Exercise prompt:
Print word for word the first line of the listing below and every line after it, through the line with "0.49, 0.45, 0.45];". Leave out the pictures and the rest.

================================

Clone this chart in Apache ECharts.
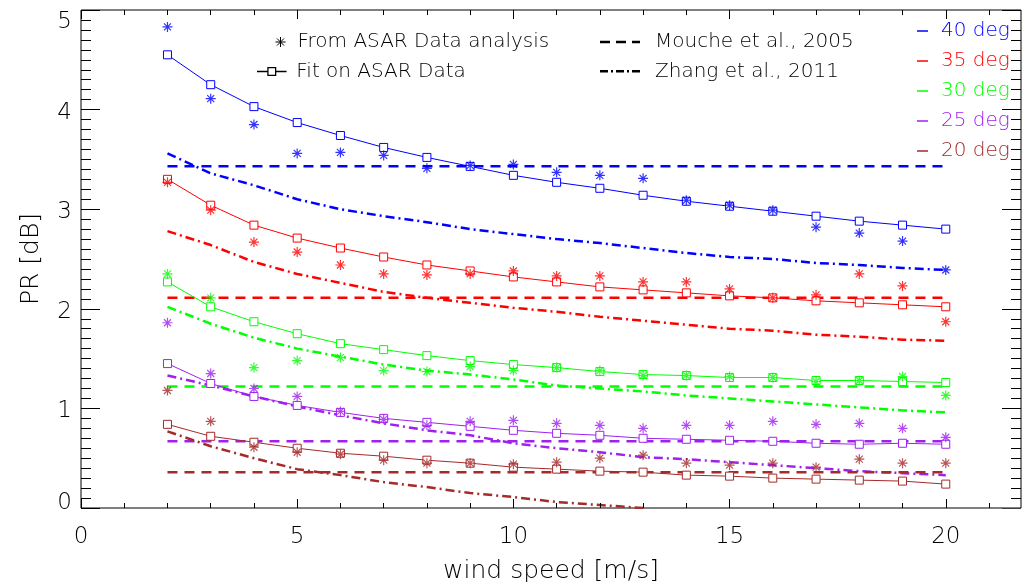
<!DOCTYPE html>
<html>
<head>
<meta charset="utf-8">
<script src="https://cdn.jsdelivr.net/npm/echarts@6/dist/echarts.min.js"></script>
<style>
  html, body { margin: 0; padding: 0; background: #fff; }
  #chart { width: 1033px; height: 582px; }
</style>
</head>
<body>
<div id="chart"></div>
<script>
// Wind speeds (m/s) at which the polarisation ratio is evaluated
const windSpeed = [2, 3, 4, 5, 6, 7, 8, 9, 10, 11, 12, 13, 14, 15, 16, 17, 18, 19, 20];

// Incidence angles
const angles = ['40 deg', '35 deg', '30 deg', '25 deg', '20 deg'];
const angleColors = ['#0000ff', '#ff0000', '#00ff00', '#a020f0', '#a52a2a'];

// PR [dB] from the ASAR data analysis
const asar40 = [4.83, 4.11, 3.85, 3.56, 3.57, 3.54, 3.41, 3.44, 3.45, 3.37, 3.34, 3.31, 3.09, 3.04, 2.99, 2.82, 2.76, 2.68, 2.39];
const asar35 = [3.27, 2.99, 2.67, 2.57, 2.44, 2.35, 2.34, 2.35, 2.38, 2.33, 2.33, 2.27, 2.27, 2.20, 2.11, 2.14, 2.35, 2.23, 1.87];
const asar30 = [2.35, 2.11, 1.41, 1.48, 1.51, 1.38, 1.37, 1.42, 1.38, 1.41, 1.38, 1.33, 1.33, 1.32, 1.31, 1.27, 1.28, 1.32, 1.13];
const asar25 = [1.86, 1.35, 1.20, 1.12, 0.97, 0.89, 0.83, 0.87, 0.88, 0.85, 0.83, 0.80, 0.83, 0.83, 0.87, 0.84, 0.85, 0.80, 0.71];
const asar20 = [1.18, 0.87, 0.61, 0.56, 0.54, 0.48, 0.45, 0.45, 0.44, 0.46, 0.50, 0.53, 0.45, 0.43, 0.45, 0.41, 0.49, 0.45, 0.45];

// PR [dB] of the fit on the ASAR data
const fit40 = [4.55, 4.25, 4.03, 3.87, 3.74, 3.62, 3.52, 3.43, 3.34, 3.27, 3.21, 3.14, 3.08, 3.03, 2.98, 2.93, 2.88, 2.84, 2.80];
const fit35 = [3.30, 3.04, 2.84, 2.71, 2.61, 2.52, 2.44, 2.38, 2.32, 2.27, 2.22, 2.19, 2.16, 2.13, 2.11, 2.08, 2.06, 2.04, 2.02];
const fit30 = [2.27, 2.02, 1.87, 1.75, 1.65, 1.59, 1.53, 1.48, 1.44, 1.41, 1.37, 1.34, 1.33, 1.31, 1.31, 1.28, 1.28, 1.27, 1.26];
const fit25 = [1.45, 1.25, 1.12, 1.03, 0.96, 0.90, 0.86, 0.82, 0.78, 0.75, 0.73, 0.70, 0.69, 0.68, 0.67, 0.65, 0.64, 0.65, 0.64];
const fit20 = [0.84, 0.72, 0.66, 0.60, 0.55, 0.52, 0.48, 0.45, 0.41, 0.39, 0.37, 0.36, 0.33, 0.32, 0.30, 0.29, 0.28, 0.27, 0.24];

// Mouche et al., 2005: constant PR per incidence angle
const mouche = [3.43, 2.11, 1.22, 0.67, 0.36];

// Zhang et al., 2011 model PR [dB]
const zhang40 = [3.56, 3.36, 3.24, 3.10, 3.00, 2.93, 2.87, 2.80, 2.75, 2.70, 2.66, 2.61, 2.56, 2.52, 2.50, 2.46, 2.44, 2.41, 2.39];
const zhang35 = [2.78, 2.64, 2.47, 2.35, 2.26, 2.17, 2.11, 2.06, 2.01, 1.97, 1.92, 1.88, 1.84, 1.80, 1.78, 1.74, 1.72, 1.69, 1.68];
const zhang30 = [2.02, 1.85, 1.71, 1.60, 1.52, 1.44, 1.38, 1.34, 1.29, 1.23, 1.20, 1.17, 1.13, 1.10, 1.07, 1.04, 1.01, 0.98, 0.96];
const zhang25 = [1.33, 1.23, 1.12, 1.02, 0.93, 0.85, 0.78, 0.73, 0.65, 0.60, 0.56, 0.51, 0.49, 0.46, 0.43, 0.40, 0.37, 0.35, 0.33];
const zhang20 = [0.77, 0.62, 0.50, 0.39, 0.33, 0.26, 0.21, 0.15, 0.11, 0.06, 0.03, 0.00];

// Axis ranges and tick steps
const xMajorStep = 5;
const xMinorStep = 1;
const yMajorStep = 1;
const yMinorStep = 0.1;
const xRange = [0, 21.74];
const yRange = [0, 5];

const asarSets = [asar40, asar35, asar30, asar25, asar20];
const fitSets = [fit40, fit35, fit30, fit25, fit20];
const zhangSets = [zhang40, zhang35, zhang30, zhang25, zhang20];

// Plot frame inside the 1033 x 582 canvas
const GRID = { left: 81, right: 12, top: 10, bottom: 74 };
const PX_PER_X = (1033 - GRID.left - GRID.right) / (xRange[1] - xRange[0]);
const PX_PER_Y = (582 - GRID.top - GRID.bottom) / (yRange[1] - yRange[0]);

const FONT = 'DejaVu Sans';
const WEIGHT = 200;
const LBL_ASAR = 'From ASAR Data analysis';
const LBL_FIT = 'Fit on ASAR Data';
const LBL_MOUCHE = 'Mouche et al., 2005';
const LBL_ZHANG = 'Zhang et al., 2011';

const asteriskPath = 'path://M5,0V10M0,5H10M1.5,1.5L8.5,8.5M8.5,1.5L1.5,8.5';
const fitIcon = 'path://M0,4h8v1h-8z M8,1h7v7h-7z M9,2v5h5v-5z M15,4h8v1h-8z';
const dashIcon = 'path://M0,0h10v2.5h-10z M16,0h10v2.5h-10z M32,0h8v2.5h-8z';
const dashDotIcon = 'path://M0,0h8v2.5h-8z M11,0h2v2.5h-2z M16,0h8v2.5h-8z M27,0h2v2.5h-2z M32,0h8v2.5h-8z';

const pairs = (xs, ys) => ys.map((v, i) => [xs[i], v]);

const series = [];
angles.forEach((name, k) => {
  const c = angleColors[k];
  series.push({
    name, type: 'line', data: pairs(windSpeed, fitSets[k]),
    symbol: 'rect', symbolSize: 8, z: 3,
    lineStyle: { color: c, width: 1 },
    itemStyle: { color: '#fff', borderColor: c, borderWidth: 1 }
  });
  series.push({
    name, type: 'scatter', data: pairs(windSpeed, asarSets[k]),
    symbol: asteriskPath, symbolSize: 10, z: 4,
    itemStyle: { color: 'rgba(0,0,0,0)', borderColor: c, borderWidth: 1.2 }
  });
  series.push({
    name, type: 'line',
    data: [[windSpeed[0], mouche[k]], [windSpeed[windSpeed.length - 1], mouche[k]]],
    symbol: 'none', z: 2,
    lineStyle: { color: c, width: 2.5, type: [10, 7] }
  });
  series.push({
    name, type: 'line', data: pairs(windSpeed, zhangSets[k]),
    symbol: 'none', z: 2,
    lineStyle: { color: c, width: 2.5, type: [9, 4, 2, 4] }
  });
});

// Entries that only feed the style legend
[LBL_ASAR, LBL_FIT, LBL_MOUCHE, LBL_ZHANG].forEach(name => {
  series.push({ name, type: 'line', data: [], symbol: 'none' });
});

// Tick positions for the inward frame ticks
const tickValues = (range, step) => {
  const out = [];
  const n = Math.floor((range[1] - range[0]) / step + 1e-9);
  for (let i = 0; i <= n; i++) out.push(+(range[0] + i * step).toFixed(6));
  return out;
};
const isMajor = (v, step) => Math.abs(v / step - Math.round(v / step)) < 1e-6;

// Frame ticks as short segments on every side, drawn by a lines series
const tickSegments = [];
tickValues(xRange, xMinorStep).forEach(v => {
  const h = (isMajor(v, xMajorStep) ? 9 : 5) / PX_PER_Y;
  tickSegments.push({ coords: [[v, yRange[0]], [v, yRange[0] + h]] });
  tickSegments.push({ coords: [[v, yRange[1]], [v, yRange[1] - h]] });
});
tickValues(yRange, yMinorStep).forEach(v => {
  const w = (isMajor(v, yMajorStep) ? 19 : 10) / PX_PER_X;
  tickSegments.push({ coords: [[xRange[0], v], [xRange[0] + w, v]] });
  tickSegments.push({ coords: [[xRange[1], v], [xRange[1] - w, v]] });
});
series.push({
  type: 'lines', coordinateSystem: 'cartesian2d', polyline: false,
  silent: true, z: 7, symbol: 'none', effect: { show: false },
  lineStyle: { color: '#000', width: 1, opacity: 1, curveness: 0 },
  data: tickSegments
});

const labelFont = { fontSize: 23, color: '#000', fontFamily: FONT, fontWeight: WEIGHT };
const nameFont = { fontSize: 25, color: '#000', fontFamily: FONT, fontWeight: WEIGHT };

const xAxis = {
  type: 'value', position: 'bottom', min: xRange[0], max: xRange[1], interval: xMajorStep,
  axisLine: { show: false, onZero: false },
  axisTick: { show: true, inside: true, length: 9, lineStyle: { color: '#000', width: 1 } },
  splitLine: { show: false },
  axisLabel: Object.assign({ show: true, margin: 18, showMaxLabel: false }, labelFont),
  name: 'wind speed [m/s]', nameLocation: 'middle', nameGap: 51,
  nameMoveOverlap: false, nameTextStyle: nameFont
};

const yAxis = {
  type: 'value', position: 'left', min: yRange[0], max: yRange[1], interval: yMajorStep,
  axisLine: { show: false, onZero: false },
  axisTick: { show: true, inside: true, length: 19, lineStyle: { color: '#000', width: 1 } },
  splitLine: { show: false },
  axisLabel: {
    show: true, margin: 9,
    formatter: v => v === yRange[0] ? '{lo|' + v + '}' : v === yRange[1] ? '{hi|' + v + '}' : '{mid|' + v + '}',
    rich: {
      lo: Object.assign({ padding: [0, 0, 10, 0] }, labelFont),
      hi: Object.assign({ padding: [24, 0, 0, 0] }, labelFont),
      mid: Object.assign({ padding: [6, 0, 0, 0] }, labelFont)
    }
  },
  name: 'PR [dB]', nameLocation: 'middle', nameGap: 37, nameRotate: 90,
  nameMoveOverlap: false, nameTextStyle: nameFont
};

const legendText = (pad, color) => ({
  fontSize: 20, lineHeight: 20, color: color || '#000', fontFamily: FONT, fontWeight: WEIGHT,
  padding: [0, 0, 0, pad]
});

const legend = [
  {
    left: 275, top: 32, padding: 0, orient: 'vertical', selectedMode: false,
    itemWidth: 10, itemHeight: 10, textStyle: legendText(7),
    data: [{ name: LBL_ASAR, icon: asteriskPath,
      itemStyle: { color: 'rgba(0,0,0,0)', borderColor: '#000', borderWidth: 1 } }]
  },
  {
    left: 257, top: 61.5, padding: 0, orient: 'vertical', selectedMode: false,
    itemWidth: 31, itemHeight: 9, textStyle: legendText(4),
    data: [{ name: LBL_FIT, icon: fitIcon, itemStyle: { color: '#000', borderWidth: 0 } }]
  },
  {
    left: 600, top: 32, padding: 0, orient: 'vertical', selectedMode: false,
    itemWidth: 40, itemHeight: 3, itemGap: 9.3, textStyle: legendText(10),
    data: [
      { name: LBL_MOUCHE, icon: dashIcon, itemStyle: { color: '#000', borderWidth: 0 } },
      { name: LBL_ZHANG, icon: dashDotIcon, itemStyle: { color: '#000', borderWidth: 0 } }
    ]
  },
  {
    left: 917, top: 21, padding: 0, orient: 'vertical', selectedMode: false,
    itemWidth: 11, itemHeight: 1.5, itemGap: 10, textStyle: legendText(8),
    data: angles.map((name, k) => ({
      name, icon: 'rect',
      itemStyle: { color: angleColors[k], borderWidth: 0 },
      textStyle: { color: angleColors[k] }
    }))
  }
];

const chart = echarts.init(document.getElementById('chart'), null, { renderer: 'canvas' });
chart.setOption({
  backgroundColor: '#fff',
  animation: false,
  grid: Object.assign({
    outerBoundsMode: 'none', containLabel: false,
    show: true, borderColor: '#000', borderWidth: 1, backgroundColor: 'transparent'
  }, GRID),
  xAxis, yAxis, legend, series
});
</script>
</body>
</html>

================================

Response to this task:
Clone this chart in Apache ECharts.
<!DOCTYPE html>
<html>
<head>
<meta charset="utf-8">
<script src="https://cdn.jsdelivr.net/npm/echarts@6/dist/echarts.min.js"></script>
<style>
  html, body { margin: 0; padding: 0; background: #fff; }
  #chart { width: 1033px; height: 582px; }
</style>
</head>
<body>
<div id="chart"></div>
<script>
// Wind speeds (m/s) at which the polarisation ratio is evaluated
const windSpeed = [2, 3, 4, 5, 6, 7, 8, 9, 10, 11, 12, 13, 14, 15, 16, 17, 18, 19, 20];

// Incidence angles
const angles = ['40 deg', '35 deg', '30 deg', '25 deg', '20 deg'];
const angleColors = ['#0000ff', '#ff0000', '#00ff00', '#a020f0', '#a52a2a'];

// PR [dB] from the ASAR data analysis
const asar40 = [4.83, 4.11, 3.85, 3.56, 3.57, 3.54, 3.41, 3.44, 3.45, 3.37, 3.34, 3.31, 3.09, 3.04, 2.99, 2.82, 2.76, 2.68, 2.39];
const asar35 = [3.27, 2.99, 2.67, 2.57, 2.44, 2.35, 2.34, 2.35, 2.38, 2.33, 2.33, 2.27, 2.27, 2.20, 2.11, 2.14, 2.35, 2.23, 1.87];
const asar30 = [2.35, 2.11, 1.41, 1.48, 1.51, 1.38, 1.37, 1.42, 1.38, 1.41, 1.38, 1.33, 1.33, 1.32, 1.31, 1.27, 1.28, 1.32, 1.13];
const asar25 = [1.86, 1.35, 1.20, 1.12, 0.97, 0.89, 0.83, 0.87, 0.88, 0.85, 0.83, 0.80, 0.83, 0.83, 0.87, 0.84, 0.85, 0.80, 0.71];
const asar20 = [1.18, 0.87, 0.61, 0.56, 0.54, 0.48, 0.45, 0.45, 0.44, 0.46, 0.50, 0.53, 0.45, 0.43, 0.45, 0.41, 0.49, 0.45, 0.45];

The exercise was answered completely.